Sassoon Grigorian, Director of Public Policy, Asia pacific, eBay Inc.
With the increased penetration of the Internet, payment companies have mushroomed under a myriad business structures. Nowadays they could be a bank, postal service, money transfer business, stored valued account, virtual currency, or a mobile payments platform.
The Asian Development Bank Institute estimates a country’s payments costs (in ASEAN) can be 3% of Gross Domestic Product GDP, and if there is a shift from fully paper-based to fully electronic-based payment system, cost savings at 1% of GDP can be realized. Yet regulations governing payments are based in the pre-Internet era, and have been updated as a catch up, rather than to encompass future developments.
Asia is the focal point - not only because of the varying levels of ePayments penetration across the region, but because for the first time, consumers in Asia-Pacific will spend more on ecommerce purchases than those in North America. Making it the largest regional eCommerce market in the world (source).
With more eCommerce purchases, naturally there's going to be an increase in ePayments. ePayments harmonization does not mean creating the same law in different countries, it’s about setting a common or even minimal standards when it applies to regulating ePayments. For example, efforts in harmonization have been attempted in relation to product standards through the World Trade Organization and International Organization for Standardization.
There are three key reasons why we need ePayments harmonization among different countries in Asia.
Financial Inclusion
More than a third of the world’s population are excluded from the financial sector, and it has been demonstrated that ePayments is more secure, transparent, cost efficient and help enables financial inclusion.
Financial inclusion helps SMEs access to markets they previously never had access to, and helps consumers receive funds in a secure way, that can be more cost efficient.
Risk-Based Approach
Traditionally, Know Your Customer or KYC is done face-to-face. And banks, remittance agents, money-changers and financial institutions will ask for a photocopy of your National ID and a photocopy of your utilities bills or cable-TV bills. It is a one-time deal triggered by certain threshold being reached. And it is susceptible to forgery and identity theft.
Some cross-border transactions, depending on their value and your geographical location, may trigger Anti-Money Laundering threshold set by the local government and the KYC process is instigated. Thresholds per transaction varies from country to country.
This means that I have to scan copies of my National ID and send them to that payment provider facilitating the transaction. Wait a couple of days for their review before the payment instruction was carried out. In the meantime, the merchant whom I purchased the product is chasing me up on payments and wondering if I have had cold feet. Now, imagine this happening hundreds and thousands of times each week. What kind of compliance costs are imposed on us? And more importantly, what kind of customer experience will that produce for your citizens?
A model that leverages big data more effectively and take a risk-based approach to KYC using multiple data points can better address this situation. These data points could include your IP address, your smart device’s unique identification code, your geo-location based on the nearest WiFi’s IP address and GPS – of course all encrypted and within the boundaries of acceptable data collection methods.
Authentication
We are moving in a direction beyond passwords.

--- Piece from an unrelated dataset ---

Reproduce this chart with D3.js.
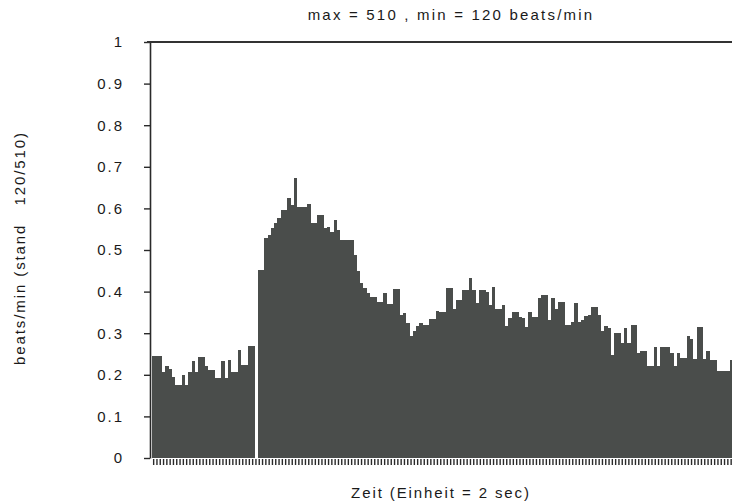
<!DOCTYPE html>
<html>
<head>
<meta charset="utf-8">
<script src="https://cdn.jsdelivr.net/npm/d3@7"></script>
<style>
  body { margin: 0; background: #fff; }
  text { font-family: 'Liberation Sans', Arial, sans-serif; fill: #1a1a1a; }
</style>
</head>
<body>
<div id="divChart"></div>
<script>
// standardised heart rate per time unit (1 unit = 2 sec)
var barValues = [
  0.245, 0.245, 0.245, 0.207, 0.22, 0.213, 0.195, 0.175, 0.175, 0.20,
  0.175, 0.207, 0.233, 0.207, 0.243, 0.243, 0.22, 0.212, 0.212, 0.192,
  0.192, 0.233, 0.192, 0.235, 0.207, 0.207, 0.26, 0.223, 0.223, 0.27,
  0.27, 0, 0.452, 0.452, 0.528, 0.536, 0.553, 0.565, 0.577, 0.596,
  0.596, 0.625, 0.608, 0.673, 0.604, 0.604, 0.604, 0.61, 0.566, 0.566,
  0.584, 0.584, 0.552, 0.555, 0.544, 0.572, 0.548, 0.524, 0.524, 0.524,
  0.524, 0.488, 0.45, 0.42, 0.408, 0.397, 0.388, 0.388, 0.376, 0.376,
  0.397, 0.37, 0.37, 0.406, 0.406, 0.344, 0.349, 0.324, 0.293, 0.305,
  0.317, 0.325, 0.32, 0.32, 0.333, 0.333, 0.354, 0.352, 0.352, 0.408,
  0.408, 0.357, 0.381, 0.381, 0.405, 0.405, 0.432, 0.404, 0.372, 0.405,
  0.405, 0.40, 0.368, 0.41, 0.357, 0.357, 0.368, 0.317, 0.336, 0.352,
  0.352, 0.34, 0.336, 0.314, 0.352, 0.338, 0.338, 0.384, 0.392, 0.392,
  0.332, 0.384, 0.358, 0.376, 0.376, 0.32, 0.32, 0.328, 0.373, 0.328,
  0.332, 0.342, 0.344, 0.362, 0.362, 0.344, 0.305, 0.317, 0.312, 0.248,
  0.30, 0.30, 0.277, 0.312, 0.277, 0.32, 0.32, 0.252, 0.258, 0.258,
  0.221, 0.221, 0.266, 0.221, 0.266, 0.266, 0.266, 0.253, 0.221, 0.253,
  0.24, 0.24, 0.293, 0.285, 0.237, 0.314, 0.314, 0.237, 0.258, 0.236,
  0.236, 0.21, 0.21, 0.21, 0.21, 0.236
]
var yTickValues = [0, 0.1, 0.2, 0.3, 0.4, 0.5, 0.6, 0.7, 0.8, 0.9, 1]
var yTickLabels = ['0', '0.1', '0.2', '0.3', '0.4', '0.5', '0.6', '0.7', '0.8', '0.9', '1']
var titleText = 'max = 510 , min = 120 beats/min'
var xLabelText = 'Zeit (Einheit = 2 sec)'
var yLabelText = 'beats/min (stand   120/510)'

var chart = {}
chart.width = 732
chart.height = 503
chart.left = 150
chart.top = 42
chart.bottom = 458
chart.barWidth = 3.3

var svg = d3
  .select('#divChart')
  .append('svg')
  .attr('width', chart.width)
  .attr('height', chart.height)

// scales
var indices = barValues.map(function (d, i) { return i })
var xScale = d3.scaleBand()
  .domain(indices)
  .range([chart.left + 2, chart.left + 2 + indices.length * chart.barWidth])
  .padding(0)
var yScale = d3.scaleLinear().domain([0, 1]).range([chart.bottom, chart.top])

// bars
svg.append('g')
  .attr('id', 'g-bars')
  .selectAll('rect')
  .data(barValues)
  .enter()
  .append('rect')
  .attr('x', function (d, i) { return xScale(i) })
  .attr('y', function (d) { return yScale(d) })
  .attr('width', xScale.bandwidth() + 0.2)
  .attr('height', function (d) { return yScale(0) - yScale(d) })
  .attr('fill', '#4a4d4b')
  .attr('shape-rendering', 'crispEdges')

// one small tick per time unit below the bars
var xAxis = d3.axisBottom(xScale).tickSize(6).tickFormat('')
svg.append('g')
  .attr('id', 'g-xAxis')
  .attr('transform', 'translate(0,' + (chart.bottom + 1) + ')')
  .call(xAxis)
  .call(function (g) { g.select('.domain').remove() })
  .selectAll('line')
  .attr('stroke', '#2a2a2a')
  .attr('stroke-width', 1.4)

// y axis
var yAxis = d3.axisLeft(yScale)
  .tickValues(yTickValues)
  .tickSize(6)
  .tickSizeOuter(0)
  .tickFormat(function (d, i) { return yTickLabels[i] })
svg.append('g')
  .attr('id', 'g-yAxis')
  .attr('transform', 'translate(' + chart.left + ',0)')
  .call(yAxis)
  .call(function (g) {
    g.select('.domain').attr('stroke', '#2a2a2a').attr('stroke-width', 1.6)
    g.selectAll('line').attr('stroke', '#2a2a2a').attr('stroke-width', 1.4)
  })
  .selectAll('text')
  .attr('x', -26)
  .attr('font-size', 15)
  .attr('letter-spacing', '2px')
  .style('font-family', "'Liberation Sans', Arial, sans-serif")
  .style('fill', '#1a1a1a')

// frame line on top
svg.append('line')
  .attr('x1', chart.left - 3)
  .attr('x2', chart.width)
  .attr('y1', yScale(1))
  .attr('y2', yScale(1))
  .attr('stroke', '#333')
  .attr('stroke-width', 2)

// title and axis labels
svg.append('text')
  .attr('x', 451)
  .attr('y', 20)
  .attr('text-anchor', 'middle')
  .attr('font-size', 15)
  .attr('letter-spacing', '2.2px')
  .text(titleText)

svg.append('text')
  .attr('x', 441)
  .attr('y', 498)
  .attr('text-anchor', 'middle')
  .attr('font-size', 15)
  .attr('letter-spacing', '1.9px')
  .text(xLabelText)

svg.append('text')
  .attr('transform', 'translate(25,248) rotate(-90)')
  .attr('text-anchor', 'middle')
  .attr('font-size', 15)
  .attr('letter-spacing', '1.9px')
  .style('white-space', 'pre')
  .text(yLabelText)
</script>
</body>
</html>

Authentication is becoming increasingly challenging for users. Industry statistics show that many people simply reuse the same password everywhere and most of the rest have only three or four passwords that are reused everywhere. This means that users’ security is more vulnerable to malware, phishing and identity theft.
At PayPal, we believe that our customers deserve authentication solutions that are both strong and easy to use. At the same time, there are different forms of payments authentication in different markets with no regional consistency:
3-D Secure (3DS) is an XML-based protocol designed to be an additional security layer for online credit and debit card transactions. Two Factor Authentication is a process involving two subsequent but dependent stages to check the identity of an entity trying to access online services. Biometric authentication uses your fingerprint on certain mobile phones to verify your payments account.PayPal also co-founded the FIDO Alliance to address some of these issues. The FIDO (Fast IDentity Online) Alliance is a non-profit organization to address the lack of interoperability among strong authentication devices as well as the problems users face with creating and remembering multiple usernames and passwords.
ePayments harmonization will help set the standard and set the foundation for sensible regulation.